Menurut Mujib, tidak boleh negaranya maju tapi agamanya ditinggal, atau sebaliknya, agamanya maju tapi kenegaraannya ditinggal.
"Kita harus belajar dari lima negara di Timur Tengah yaitu Suriah, Irak, Afghanistan, Yaman dan Somalia, yang dilanda perang saudara, saling bunuh dan tak kunjung damai. Padahal itu negara islam. Syekh nya banyak, kyainya banyak, dan organisasi islamnya banyak. Tapi mereka tidak pernah bisa tenang bekerja atau beribadah, karena konfliknya nggak selesai-selesai. Apa kita mau jadi seperti itu," kata Mujib.
Makanya, lanjut dia, NU dan Muhammadiyah selalu berteriak pada pemerintah agar bersungguh-sungguh dalam melakukan upaya mengurangi angka kemiskinan dan pengangguran, agar kesenjangan sosial dan ekonomi bisa segera teratasi dengan baik.
"Karena biang kerok masalah yang terjadi di negeri kita ini adalah kesenjangan ekonomi. Nah itu akhirnya membias kemana-mana, termasuk ke agama," ujarnya.
Hal senada juga dikatakan Hajriyanto Thohari, yang menyebut saat ini banyak kelompok yang tidak memahami kompleksitas kemajemukan di Indonesia.

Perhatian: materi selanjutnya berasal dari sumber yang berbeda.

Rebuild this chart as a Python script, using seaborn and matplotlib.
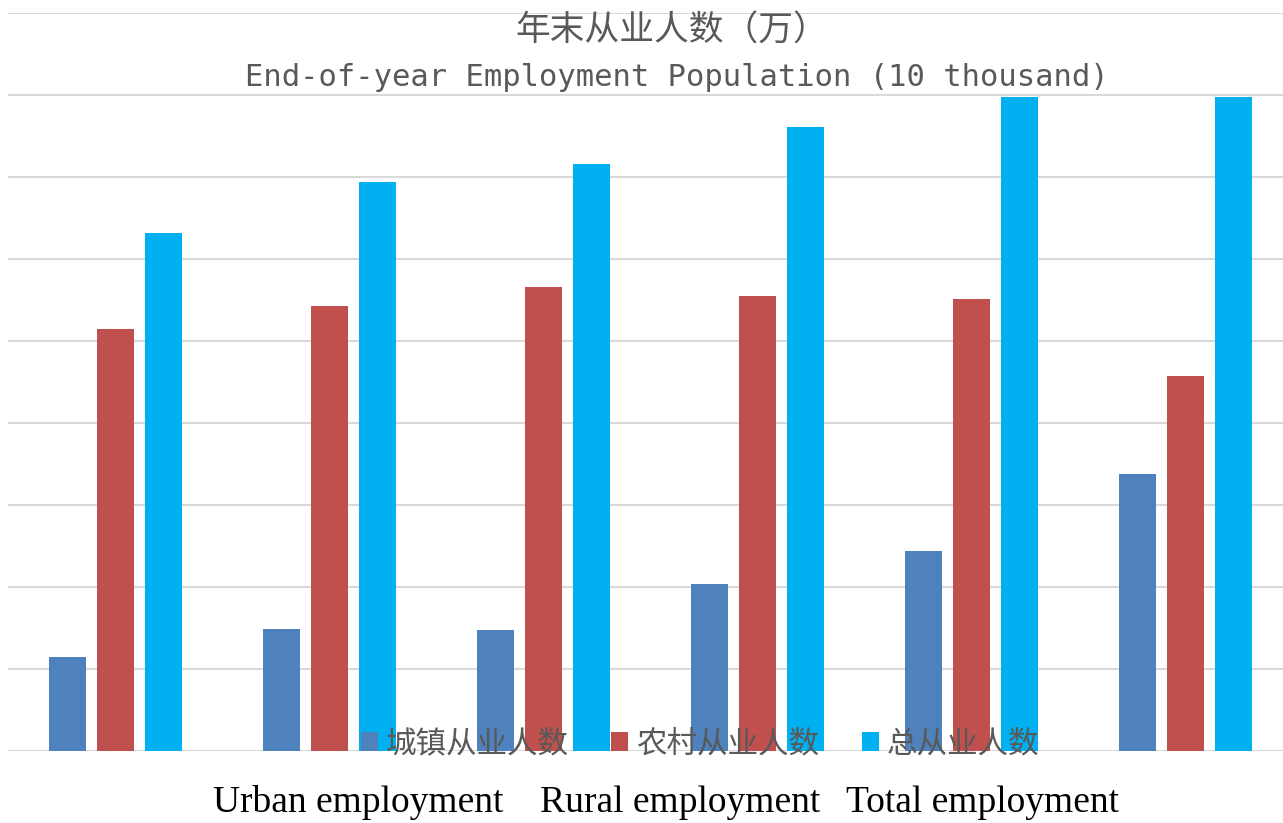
import matplotlib

matplotlib.use("Agg")
import matplotlib.pyplot as plt
import pandas as pd
import seaborn as sns

# values (gridline step = 1000, no tick labels shown)
GROUPS = ["1", "2", "3", "4", "5", "6"]
SERIES = ["城镇从业人数", "农村从业人数", "总从业人数"]
URBAN = [1146, 1488, 1476, 2037, 2439, 3378]
RURAL = [5146, 5427, 5659, 5549, 5512, 4573]
TOTAL = [6317, 6939, 7159, 7610, 7976, 7976]
COLORS = ["#4F81BD", "#C0504D", "#00B0F0"]
BOTTOM_LABELS = ["Urban employment", "Rural employment", "Total employment"]

df = pd.DataFrame({
    "group": GROUPS * 3,
    "series": [s for s in SERIES for _ in GROUPS],
    "value": URBAN + RURAL + TOTAL,
})

sns.set_theme(style="white")
plt.rcParams["font.family"] = ["Noto Sans CJK SC", "DejaVu Sans"]

W, H = 1283, 823
fig = plt.figure(figsize=(W / 100, H / 100), dpi=100)
ax = fig.add_axes([8 / W, (H - 751) / H, 1285 / W, 738 / H])

sns.barplot(data=df, x="group", y="value", hue="series", hue_order=SERIES,
            palette=COLORS, width=0.673, gap=0.23, ax=ax, saturation=1.0,
            linewidth=0, edgecolor="none")

ax.set_xlim(-0.5, 5.5)
ax.set_ylim(0, 9000)
ax.set_yticks(range(0, 9001, 1000))
ax.yaxis.grid(True, color="#d9d9d9", lw=1.5)
ax.axhline(0, color="#d0d0d0", lw=2.2, zorder=0.5)
ax.set_axisbelow(True)
for s in ax.spines.values():
    s.set_visible(False)
ax.set_xticks([])
ax.set_yticklabels([])
ax.tick_params(left=False, bottom=False)
ax.set_xlabel("")
ax.set_ylabel("")

handles, labels = ax.get_legend_handles_labels()
ax.legend(handles, labels, ncol=3, frameon=False, loc="center",
          bbox_to_anchor=(700 / W, (H - 744) / H), bbox_transform=fig.transFigure,
          fontsize=22, labelcolor="#595959", handlelength=0.55, handleheight=0.55,
          handletextpad=0.26, columnspacing=1.4)

fig.text(672 / W, 1 - 31 / H, "年末从业人数（万）", ha="center", va="center",
         fontsize=25, color="#595959", family=["Noto Sans CJK SC", "DejaVu Sans"])
fig.text(677 / W, 1 - 78 / H, "End-of-year Employment Population (10 thousand)",
         ha="center", va="center", fontsize=22, color="#595959",
         family="DejaVu Sans Mono")

for x, lab in zip([358, 680, 982], BOTTOM_LABELS):
    fig.text(x / W, 1 - 803 / H, lab, ha="center", va="center", fontsize=27,
             color="black", family="Liberation Serif")

fig.savefig("out.png", dpi=100)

Masyarakat, kata dia, harus memahami bahwa Indonesia ini bukan merupakan negara agama, tapi juga bukan negara sekuler. Indonesia berada ditengah antara keduanya. Oleh karena itu, kata Hajriyanto, Indonesia harus memiliki pemimpin yang punya sensitifitas dalam menyikapi kemajemukan indonesia.
"Kalau terlalu ke kanan akan jadi heboh, karena akan memicu sensitifitas aliran maupun kelompok dalam agama. Sebaliknya, kalau terlalu sekuler bisa menjadi skandal. Dia perlu paham, apakah negara ini miring ke kiri atau ke kanan. Membicarakan agama lalu dituduh SARA, itu juga tidak sensitif, karena dia bisa dituduh sekuler," pungkasnya.